Thursday, August 6, 2015

White dwarf


A white dwarf is a dwarf star and the 'white' that was added to its name was just because, the few dwarfs that were found during their discovery appeared white--I'm not kidding, that's true.

Do you know how dense a typical white dwarf can get?

Well, if you don't, I can answer it for you: they appears in the size of our earth containing almost the entire mass of our sun. That's too much right?

Because of their smaller size and heavier mass these stars are extremely denser and compact objects having the average density approaching 1,000,000 times that of water.

To help you understand the way in which a normal star turns in to a compact white dwarf, let me explain to you the typical life cycle of a typical star.


A star takes birth when large amounts of near by gaseous particles--hydrogen atoms--attracted towards each other through the gravitational force, gets collided and coalesce--after much needed collisions--with each other to produce large quantities of heat along with some heavier compounds. The heat that got released during this process is much like a controlled hydrogen explosion, and is in fact responsible for the star to shine so brightly up in the space.

This heat got one more responsibility to look after: helping the star by restricting the sudden catastrophic gravitational collapse and thus maintaining a slow contraction process . Eventually there comes a stage where the star attains a perfect balance between the gravitational force, that which tries to contract the star even further, and the force that was caused by the heat energy, that which tries to explode the star out. And thus the star remains stable until one of its forces gets weaker, and we all know that it can't be the eternal gravitational force that gets weaker. The contraction process starts again and now the star reaches a stage where it was left with no fuel to burn anymore.


Supernova



There was a star somewhere around the sky staying almost unnoticeable, and got burst out suddenly in to a blistering brightness; it's just a one more Supernova!--if not Nova.

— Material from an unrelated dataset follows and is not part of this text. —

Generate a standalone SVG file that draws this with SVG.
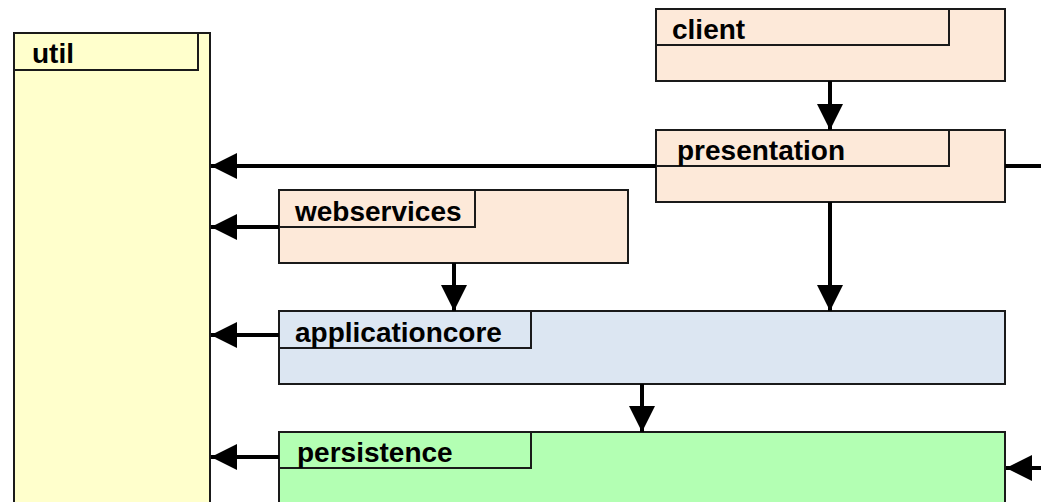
<svg xmlns="http://www.w3.org/2000/svg" width="1041" height="502" viewBox="0 0 1041 502">
<style>
.box{stroke:#1a1a1a;stroke-width:2}
.tab{fill:none;stroke:#1a1a1a;stroke-width:2}
.lbl{font-family:"Liberation Sans",Arial,sans-serif;font-weight:bold;font-size:28px;fill:#000}
.peach{fill:#FDE9D9}
.blue{fill:#DCE6F2}
.green{fill:#B3FFB3}
.yellow{fill:#FFFFCC}
.edge{stroke:#000;stroke-width:4;fill:none}
.arr{marker-end:url(#ah)}
</style>
<defs>
<marker id="ah" markerUnits="userSpaceOnUse" markerWidth="26" markerHeight="26" refX="26" refY="13" orient="auto" viewBox="0 0 26 26">
<path d="M0,0 L26,13 L0,26 z" fill="#000"/>
</marker>
</defs>
<rect width="1041" height="502" fill="#fff"/>
<g id="util">
<rect class="box yellow" x="14" y="33" width="196" height="480"/>
<rect class="tab" x="14" y="33" width="184" height="37"/>
<text class="lbl" x="32" y="63">util</text>
</g>
<g id="client">
<rect class="box peach" x="656" y="9" width="349" height="72"/>
<rect class="tab" x="656" y="9" width="293" height="36"/>
<text class="lbl" x="672" y="39">client</text>
</g>
<g id="presentation">
<rect class="box peach" x="656" y="130" width="349" height="72"/>
<rect class="tab" x="656" y="130" width="293" height="36"/>
<text class="lbl" x="677" y="160">presentation</text>
</g>
<g id="webservices">
<rect class="box peach" x="279" y="190" width="349" height="73"/>
<rect class="tab" x="279" y="190" width="196" height="37"/>
<text class="lbl" x="295" y="221">webservices</text>
</g>
<g id="applicationcore">
<rect class="box blue" x="279" y="311" width="726" height="73"/>
<rect class="tab" x="279" y="311" width="252" height="37"/>
<text class="lbl" x="295" y="342">applicationcore</text>
</g>
<g id="persistence">
<rect class="box green" x="279" y="432" width="726" height="90"/>
<rect class="tab" x="279" y="432" width="252" height="36"/>
<text class="lbl" x="297" y="462">persistence</text>
</g>
<g id="connectors">
<path class="edge arr" d="M830,81 V130"/>
<path class="edge arr" d="M656,166 H211"/>
<path class="edge" d="M1005,166 H1041"/>
<path class="edge arr" d="M279,227 H211"/>
<path class="edge arr" d="M454,263 V311"/>
<path class="edge arr" d="M830,202 V311"/>
<path class="edge arr" d="M279,335 H211"/>
<path class="edge arr" d="M642,384 V432"/>
<path class="edge arr" d="M279,457 H211"/>
<path class="edge arr" d="M1041,468 H1006"/>
</g>
</svg>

The energy and light that was radiated in to the sky during the star's sudden outburst is so heavy that it can easily outshines the entire galaxy--for several weeks to several months depending on the star's mass-- where it resides in, and that happens every time. The energy that got released during the process equals the entire energy that our sun can generate in its entire lifetime.

The star explodes and expels the material it was hiding till then, in to the surrounding Interstellar medium at a velocity of up to 30,000 km/s(10% that of light's). The material thus got released expands taking the help of a Shock wavethat was generated during the sudden explosion, in the form of gas and dust called a Supernova remnant.

Supernova happens very rare compared with Nova, which is a completely different process and happens very often. For a galaxy in the size of our Milky way, supernova happens just once in every 50 years. Anyways, it's a lot more common process and happens once in every sec, when we look through the entire universe(as the universe breeds stars every sec and they are not eternal).

It's not that every star that exists in the universe can eventually turn in to a Supernova, but is entirely depends on the mass of the star. A star that which reaches a mass that is greater than 1.4 times that of our sun's, at the end of it's fuel consumption, will explode in to a Supernova. And that 1.4 limit was found by Chandrashekar and hence named after him as Chandrashekar limit.

Our sun according to chandrashekar can't turn in to a supernova but will end up as a
White dwarf, when it gets completely devoured of its fuel. And even no possibility of forming a Nova or Supernova later on as there is no binary neighbor, close by.